- _AIM_
Copy exactly the lines from the start of the data below through the one that carries "10, 15, 20];", and only those.

-- START --

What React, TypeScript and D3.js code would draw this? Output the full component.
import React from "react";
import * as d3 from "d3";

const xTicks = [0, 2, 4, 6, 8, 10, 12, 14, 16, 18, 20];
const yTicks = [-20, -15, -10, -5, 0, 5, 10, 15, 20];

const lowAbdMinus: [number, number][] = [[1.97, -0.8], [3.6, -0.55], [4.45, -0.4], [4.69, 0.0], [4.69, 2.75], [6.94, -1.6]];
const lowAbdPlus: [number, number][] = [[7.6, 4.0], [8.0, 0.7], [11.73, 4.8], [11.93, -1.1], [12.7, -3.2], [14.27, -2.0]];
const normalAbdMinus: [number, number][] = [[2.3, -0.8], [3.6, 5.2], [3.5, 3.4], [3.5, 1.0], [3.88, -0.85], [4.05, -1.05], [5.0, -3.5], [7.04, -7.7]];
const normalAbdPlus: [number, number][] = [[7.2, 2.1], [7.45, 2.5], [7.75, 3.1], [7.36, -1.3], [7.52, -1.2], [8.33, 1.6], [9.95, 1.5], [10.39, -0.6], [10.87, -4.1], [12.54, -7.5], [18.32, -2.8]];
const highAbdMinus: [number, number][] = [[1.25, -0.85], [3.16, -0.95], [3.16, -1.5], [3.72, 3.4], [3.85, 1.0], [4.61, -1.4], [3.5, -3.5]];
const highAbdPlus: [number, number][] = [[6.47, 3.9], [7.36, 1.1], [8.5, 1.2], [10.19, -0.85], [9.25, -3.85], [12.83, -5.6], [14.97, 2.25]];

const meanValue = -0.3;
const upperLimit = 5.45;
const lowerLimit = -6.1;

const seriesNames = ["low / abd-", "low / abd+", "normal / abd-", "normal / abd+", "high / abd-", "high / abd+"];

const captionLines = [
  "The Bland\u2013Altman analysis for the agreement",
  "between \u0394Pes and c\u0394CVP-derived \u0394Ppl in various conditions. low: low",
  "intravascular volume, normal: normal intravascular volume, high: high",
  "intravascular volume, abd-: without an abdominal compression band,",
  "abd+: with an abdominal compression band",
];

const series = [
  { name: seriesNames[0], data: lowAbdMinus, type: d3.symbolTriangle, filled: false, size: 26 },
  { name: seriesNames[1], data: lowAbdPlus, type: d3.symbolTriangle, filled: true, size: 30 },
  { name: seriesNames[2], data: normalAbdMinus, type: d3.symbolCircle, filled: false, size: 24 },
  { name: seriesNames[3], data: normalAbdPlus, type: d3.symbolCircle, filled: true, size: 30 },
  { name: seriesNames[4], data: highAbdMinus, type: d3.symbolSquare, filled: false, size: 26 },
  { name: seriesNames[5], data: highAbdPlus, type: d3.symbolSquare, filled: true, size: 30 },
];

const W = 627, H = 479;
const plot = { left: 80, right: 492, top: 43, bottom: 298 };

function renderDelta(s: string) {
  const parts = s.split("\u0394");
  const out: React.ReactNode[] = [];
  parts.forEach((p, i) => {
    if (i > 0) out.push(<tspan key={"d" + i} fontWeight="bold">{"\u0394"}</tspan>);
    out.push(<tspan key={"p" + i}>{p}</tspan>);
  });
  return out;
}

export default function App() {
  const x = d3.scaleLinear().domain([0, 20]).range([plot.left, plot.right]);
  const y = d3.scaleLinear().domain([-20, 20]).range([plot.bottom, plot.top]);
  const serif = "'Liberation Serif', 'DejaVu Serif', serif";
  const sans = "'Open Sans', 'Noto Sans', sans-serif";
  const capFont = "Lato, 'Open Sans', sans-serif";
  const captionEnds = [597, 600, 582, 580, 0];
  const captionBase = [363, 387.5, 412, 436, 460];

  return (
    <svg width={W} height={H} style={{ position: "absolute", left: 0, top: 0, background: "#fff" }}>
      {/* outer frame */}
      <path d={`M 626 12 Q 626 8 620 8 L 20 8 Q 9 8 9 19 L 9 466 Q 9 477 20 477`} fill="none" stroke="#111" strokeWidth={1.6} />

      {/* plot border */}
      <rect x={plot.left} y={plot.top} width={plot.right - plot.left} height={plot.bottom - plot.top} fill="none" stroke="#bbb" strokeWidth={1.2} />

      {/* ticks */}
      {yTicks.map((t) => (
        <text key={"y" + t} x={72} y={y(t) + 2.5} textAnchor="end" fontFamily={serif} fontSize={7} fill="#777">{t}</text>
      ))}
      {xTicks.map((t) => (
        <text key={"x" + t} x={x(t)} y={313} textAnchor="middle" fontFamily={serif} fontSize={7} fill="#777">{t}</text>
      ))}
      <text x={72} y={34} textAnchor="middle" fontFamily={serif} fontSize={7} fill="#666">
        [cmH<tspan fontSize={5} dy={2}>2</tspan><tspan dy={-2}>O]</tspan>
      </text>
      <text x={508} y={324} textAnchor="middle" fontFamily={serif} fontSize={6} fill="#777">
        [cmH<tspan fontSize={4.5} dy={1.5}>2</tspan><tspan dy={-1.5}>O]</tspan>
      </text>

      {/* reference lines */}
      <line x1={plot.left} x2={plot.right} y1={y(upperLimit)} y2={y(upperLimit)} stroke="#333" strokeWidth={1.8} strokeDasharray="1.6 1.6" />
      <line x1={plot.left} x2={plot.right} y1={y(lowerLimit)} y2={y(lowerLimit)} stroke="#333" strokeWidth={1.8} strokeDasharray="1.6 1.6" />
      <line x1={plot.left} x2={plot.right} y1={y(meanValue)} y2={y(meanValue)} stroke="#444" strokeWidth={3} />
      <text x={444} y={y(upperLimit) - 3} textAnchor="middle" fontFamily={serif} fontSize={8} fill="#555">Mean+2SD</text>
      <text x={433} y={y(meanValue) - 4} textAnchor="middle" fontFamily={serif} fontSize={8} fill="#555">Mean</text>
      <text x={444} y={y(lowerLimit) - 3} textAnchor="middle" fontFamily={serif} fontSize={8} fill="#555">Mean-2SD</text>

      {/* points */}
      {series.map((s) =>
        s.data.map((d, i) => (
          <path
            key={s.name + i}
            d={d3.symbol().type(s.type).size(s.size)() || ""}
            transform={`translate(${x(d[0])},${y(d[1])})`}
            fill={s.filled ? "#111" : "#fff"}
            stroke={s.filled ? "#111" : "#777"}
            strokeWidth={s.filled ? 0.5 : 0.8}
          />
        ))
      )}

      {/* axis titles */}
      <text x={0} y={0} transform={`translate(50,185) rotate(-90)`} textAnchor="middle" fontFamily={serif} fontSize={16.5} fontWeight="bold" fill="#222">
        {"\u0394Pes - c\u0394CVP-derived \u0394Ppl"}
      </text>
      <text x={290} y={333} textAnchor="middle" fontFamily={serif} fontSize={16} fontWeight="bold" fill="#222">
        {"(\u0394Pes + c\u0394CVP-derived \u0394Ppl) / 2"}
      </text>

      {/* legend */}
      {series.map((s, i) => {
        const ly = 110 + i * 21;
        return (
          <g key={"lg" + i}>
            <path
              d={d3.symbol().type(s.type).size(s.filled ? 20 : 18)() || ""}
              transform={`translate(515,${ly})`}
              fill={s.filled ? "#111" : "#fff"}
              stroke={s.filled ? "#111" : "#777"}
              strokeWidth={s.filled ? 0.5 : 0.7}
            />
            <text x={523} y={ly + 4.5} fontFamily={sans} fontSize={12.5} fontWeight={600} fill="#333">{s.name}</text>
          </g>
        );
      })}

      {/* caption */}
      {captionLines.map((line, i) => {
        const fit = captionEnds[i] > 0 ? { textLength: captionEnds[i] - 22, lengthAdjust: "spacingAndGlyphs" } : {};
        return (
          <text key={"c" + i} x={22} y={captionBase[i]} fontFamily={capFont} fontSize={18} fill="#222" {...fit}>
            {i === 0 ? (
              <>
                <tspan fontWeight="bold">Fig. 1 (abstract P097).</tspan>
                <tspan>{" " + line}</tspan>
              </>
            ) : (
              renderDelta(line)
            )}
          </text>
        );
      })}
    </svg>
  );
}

-- END --

- _EXERCISE ANSWER_
What React, TypeScript and D3.js code would draw this? Output the full component.
import React from "react";
import * as d3 from "d3";

const xTicks = [0, 2, 4, 6, 8, 10, 12, 14, 16, 18, 20];
const yTicks = [-20, -15, -10, -5, 0, 5, 10, 15, 20];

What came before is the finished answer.